Your product strategy. Your technical strategy. Your team strategy. Your you-as-a-leader-but-also-a-human-being strategy.

As we find our groove in the resource constrained era we are in currently as opposed to the everything strategy of ZIRP (zero interest rates), by definition we need to make more harder choices, and strategy is how we know what those choices are, and when and how to make them.

This is the first rule of strategy: strategy is contextual. A crucial insight, because often when leaders fail, it’s because they tried to apply a strategy that worked in one context, to a different one, without considering the difference.
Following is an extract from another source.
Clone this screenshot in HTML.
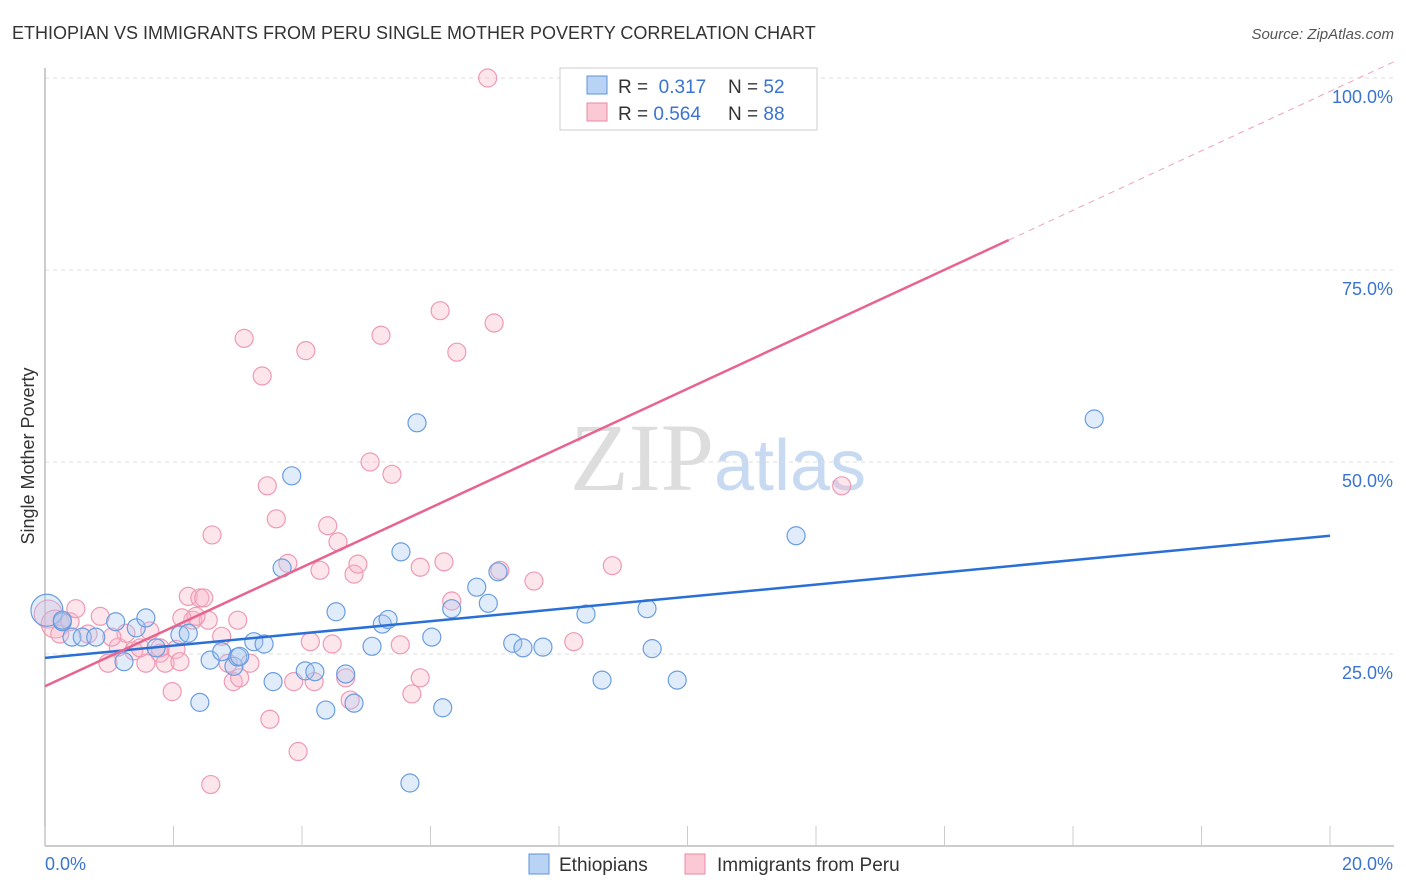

This is true when you change companies, and I think the reason why there is such a high failure rate for executive hires*. Ones I’ve watched fail came in with a playbook, usually including the org chart they wanted, and expended all the goodwill and capital in pursuit of that goal, whilst achieving very little.

It’s also the case that when the market changes, our strategy must change. One of the core features of ZIRP-era engineering leadership was hiring for the sake of it, and number of people as a proxy for many things it maybe (probably) shouldn’t have been. One of the biggest shifts has been the layoffs and the mantra of “doing more with less”. Regardless of personal feelings on this topic and what is actually realistic, it is apparent that hard choices and discipline are a key feature of the post-ZIRP era.

We could talk about these strategies – product, technical, team, you, like some balanced stool. But realistically, I think it’s more like the image above. The product strategy is a storm (especially pre-product market fit). The technical strategy is a half built shelter (you’ll get to it properly once you have product market fit). The team strategy is an umbrella (the most flexible and controllable). And the you as a human strategy is nowhere to be found.